In contrast, the treatment of the Enlightenment in the OED’s new definition is quite well-behaved:

The dominant European intellectual culture in the 18th cent. which typically emphasized freedom of thought and action without reference to religious and other traditional authority, proposed a deistic understanding of the universe, insisted on a rationalist and scientific approach to the understanding of human society, the law, education, the economy, etc., and had as an important aim the development of new theoretical methods and practical reforms for these areas; (also) the period of time during which this climate of thought was dominant.
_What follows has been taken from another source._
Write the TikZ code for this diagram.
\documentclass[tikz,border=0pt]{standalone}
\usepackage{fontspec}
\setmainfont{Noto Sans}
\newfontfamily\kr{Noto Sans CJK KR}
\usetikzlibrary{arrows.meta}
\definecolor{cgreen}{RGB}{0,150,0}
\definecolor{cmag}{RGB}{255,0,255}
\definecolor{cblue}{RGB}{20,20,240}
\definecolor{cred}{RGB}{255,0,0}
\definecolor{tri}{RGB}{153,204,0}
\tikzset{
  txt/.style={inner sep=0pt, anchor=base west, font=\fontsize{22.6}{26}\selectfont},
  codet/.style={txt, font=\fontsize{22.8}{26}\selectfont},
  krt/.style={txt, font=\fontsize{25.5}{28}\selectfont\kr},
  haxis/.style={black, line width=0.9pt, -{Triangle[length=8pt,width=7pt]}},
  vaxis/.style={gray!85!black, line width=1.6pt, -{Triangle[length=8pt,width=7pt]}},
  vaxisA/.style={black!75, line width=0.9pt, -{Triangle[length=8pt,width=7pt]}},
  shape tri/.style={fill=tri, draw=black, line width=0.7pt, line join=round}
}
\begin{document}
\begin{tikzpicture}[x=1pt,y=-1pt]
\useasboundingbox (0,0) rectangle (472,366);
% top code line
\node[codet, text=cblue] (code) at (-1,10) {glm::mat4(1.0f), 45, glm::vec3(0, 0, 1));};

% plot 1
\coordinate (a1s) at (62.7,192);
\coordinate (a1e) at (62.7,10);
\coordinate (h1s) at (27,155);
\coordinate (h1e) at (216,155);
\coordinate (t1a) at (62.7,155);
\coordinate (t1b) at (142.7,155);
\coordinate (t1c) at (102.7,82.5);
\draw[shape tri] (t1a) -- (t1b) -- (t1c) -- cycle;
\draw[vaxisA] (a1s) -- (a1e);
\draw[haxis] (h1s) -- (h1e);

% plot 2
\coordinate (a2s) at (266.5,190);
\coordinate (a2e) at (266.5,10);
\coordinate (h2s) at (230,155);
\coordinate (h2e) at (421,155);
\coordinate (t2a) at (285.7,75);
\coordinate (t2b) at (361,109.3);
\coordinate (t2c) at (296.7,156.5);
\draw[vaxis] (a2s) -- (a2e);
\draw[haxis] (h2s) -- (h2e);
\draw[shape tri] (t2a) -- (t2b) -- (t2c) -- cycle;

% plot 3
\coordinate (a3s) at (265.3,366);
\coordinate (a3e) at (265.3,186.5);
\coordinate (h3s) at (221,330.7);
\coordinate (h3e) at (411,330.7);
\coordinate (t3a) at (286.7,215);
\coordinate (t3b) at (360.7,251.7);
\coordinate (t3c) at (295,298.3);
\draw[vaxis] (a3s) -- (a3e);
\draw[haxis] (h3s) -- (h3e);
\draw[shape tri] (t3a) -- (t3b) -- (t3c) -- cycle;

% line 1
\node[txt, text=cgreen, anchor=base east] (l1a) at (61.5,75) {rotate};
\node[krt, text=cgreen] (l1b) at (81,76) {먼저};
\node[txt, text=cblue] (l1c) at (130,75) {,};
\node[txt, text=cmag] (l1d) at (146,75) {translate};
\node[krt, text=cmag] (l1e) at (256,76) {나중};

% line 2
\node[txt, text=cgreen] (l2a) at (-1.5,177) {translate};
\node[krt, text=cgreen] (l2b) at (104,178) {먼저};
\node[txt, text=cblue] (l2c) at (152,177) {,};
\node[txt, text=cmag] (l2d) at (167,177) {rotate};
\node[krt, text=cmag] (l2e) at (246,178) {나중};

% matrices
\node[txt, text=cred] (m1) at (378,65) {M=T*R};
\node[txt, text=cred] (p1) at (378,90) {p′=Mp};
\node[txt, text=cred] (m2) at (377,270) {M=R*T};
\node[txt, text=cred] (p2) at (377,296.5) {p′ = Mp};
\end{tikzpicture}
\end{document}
I had, as they say, a dog in this fight — admittedly, it was a little, yappy one, but a dog nevertheless: back in 2003 I published an article in the Journal of the History of Ideas examining some of the peculiarities in the OED’s definition and trying to figure out how it got to be the way it was (there’s an open access copy here). The article argued that not only was the definition rather flaky, it had also misquoted one of the three source quotes and misinterpreted another. It got the third quote right, but while a .333 batting average is respectable in baseball, one hopes for something better in a dictionary. In addition to addressing most of my gripes, the revised definition in the online OED is kind enough to refer readers curious about the history of the earlier definition to my JHI article (which means that, at least until the next OED revision, my place in History is secure).

The point of this post is not to gloat (well, not just to gloat) but (1) to say a few things about the new definition, (2) to discuss how much easier it is today to do what I was attempting to do back in 2003 (i.e., seven years before the arrival of the Ngram), and (3) to explore some of the implications of my adventures with the OED for the enterprise known as “the history of concepts.” This post will focus mainly on point 2 and offer a few thoughts on point 3. A sequel will address point 1 and have something more on point 3.
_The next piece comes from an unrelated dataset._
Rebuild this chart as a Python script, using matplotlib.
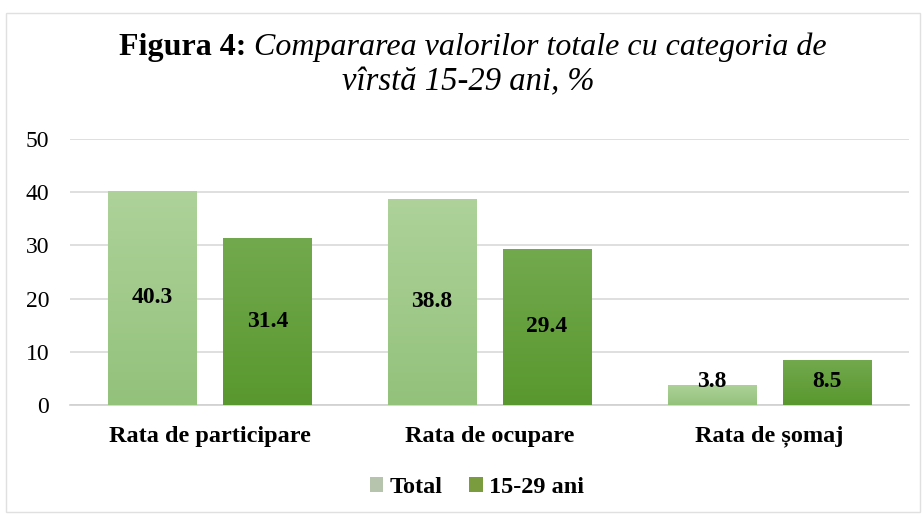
import matplotlib.pyplot as plt
import numpy as np
from matplotlib.patches import Rectangle
from matplotlib.colors import LinearSegmentedColormap

categories = ["Rata de participare", "Rata de ocupare", "Rata de șomaj"]
total = [40.3, 38.8, 3.8]
tineri = [31.4, 29.4, 8.5]
series_names = ["Total", "15-29 ani"]

plt.rcParams['font.family'] = ['Liberation Serif', 'DejaVu Serif']

fig = plt.figure(figsize=(9.23, 5.15), dpi=100)
ax = fig.add_axes([0.0758, 0.2136, 0.909, 0.5165])

x = np.arange(len(categories))
w = 0.315
off = w / 2 + 0.048

# gradient colours (top -> bottom), legend swatch colours
grad_total = ["#aed29a", "#93c27b"]
grad_tineri = ["#72a94e", "#59982e"]
leg_total = "#b6c3ad"
leg_tineri = "#7a9b3e"

b1 = ax.bar(x - off, total, w, color=grad_total[1], label=series_names[0], zorder=3)
b2 = ax.bar(x + off, tineri, w, color=grad_tineri[1], label=series_names[1], zorder=3)

grad = np.linspace(0, 1, 100).reshape(-1, 1)
for bars, cols in ((b1, grad_total), (b2, grad_tineri)):
    cmap = LinearSegmentedColormap.from_list("g", cols)
    for r in bars:
        x0, y0 = r.get_x(), r.get_y()
        im = ax.imshow(grad, cmap=cmap, aspect="auto", zorder=3.5, origin="upper",
                       extent=(x0, x0 + r.get_width(), y0, y0 + r.get_height()))
        im.set_clip_path(r)

for bars, vals in ((b1, total), (b2, tineri)):
    for r, v in zip(bars, vals):
        ax.text(r.get_x() + r.get_width() / 2, max(v / 2, 4.4), f"{v:.1f}",
                ha="center", va="center", fontsize=17, fontweight="bold", zorder=4)

ax.set_ylim(0, 50)
ax.set_yticks(range(0, 51, 10))
ax.set_xlim(-0.5, 2.5)
ax.set_xticks(x)
ax.set_xticklabels(categories, fontsize=17.5, fontweight="bold")
ax.tick_params(axis="y", labelsize=17, length=0, pad=15)
ax.tick_params(axis="x", length=0, pad=15)
ax.grid(axis="y", color="#d9d9d9", linewidth=1.2, zorder=0)
for s in ["top", "right", "left"]:
    ax.spines[s].set_visible(False)
ax.spines["bottom"].set_color("#d0d0d0")
ax.spines["bottom"].set_linewidth(1.2)

leg = ax.legend(loc="center", bbox_to_anchor=(0.485, -0.31), ncol=2, frameon=False,
                prop={"size": 17.5, "weight": "bold"}, handlelength=0.55, handleheight=0.55,
                handletextpad=0.25, columnspacing=1.1)
for h, c in zip(leg.legend_handles, (leg_total, leg_tineri)):
    h.set_facecolor(c)

# title: bold "Figura 4:" followed by italic text
fig.canvas.draw()
r = fig.canvas.get_renderer()
cx = 0.512
t1 = fig.text(0, 0.893, "Figura 4: ", fontsize=23, fontweight="bold", va="baseline")
t2 = fig.text(0, 0.893, "Compararea valorilor totale cu categoria de", fontsize=23,
              style="italic", va="baseline")
w1 = t1.get_window_extent(r).width / fig.bbox.width
w2 = t2.get_window_extent(r).width / fig.bbox.width
t1.set_x(cx - (w1 + w2) / 2)
t2.set_x(cx - (w1 + w2) / 2 + w1)
fig.text(0.507, 0.825, "vîrstă 15-29 ani, %", fontsize=23.5, style="italic",
         ha="center", va="baseline")

fig.patches.append(Rectangle((0.006, 0.005), 0.991, 0.97, transform=fig.transFigure,
                             fill=False, edgecolor="#e0e0e0", linewidth=1))

fig.savefig("out.png", dpi=100, facecolor="white")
Learning to Write Like a Scottish Hegelian

Looking back on how I wound up writing the JHI article in the first place, what strikes me now is how unsystematic I was. While it had been clear for quite some time that a lot was wrong with the OED’s definition, I’d assumed—as I suspect most other readers of the OED assumed — that the definition offered an accurate, if lamentable, reflection of the way in which “enlightenment” was used by its critics during the nineteenth century. Since I was (and remain) interested in eighteenth-century discussions of the question “What is enlightenment?” and their later implications (this blog is an attempt at working through this obsession), I figured that the OED definition might provide some hints on how these discussions might have made their jump from German into English. And because I knew that Hegel was quite interested in these discussions (he’d copied Moses Mendelssohn’s answer to the question into a notebook he kept while in high school and he carried this notebook with him throughout his life), it was encouraging to see that two of the three sources quotes in the OED came from James Hutchison Stirling’s The Secret of Hegel (1865), the first book on Hegel to appear in English —or, at least, as close to English as a Hegel-smitten Scot could produce.
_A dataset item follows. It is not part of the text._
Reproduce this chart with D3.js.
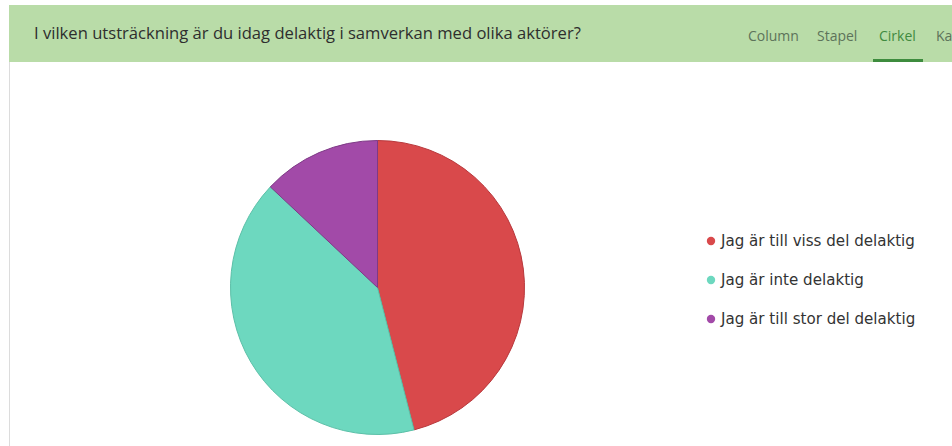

I’d already done some preliminary searching on WordCat and other places, trying to determine when “the Enlightenment” first began to turn up in book titles. The earliest seemed to be  John Grier Hibben’s The Philosophy of the Enlightenment (1910) and its opening pages betrayed what struck me as a good deal of insecurity over whether his readers would be familiar with term he’d used in his title. Within the space of two pages he referred to the period as “the Enlightenment, or Aufklärung,” as the “philosophical century,” as “the age of illumination, or enlightenment,” and, finally,“the age of reason.”  Clearly, here we had a man who was trying to cover all the bases.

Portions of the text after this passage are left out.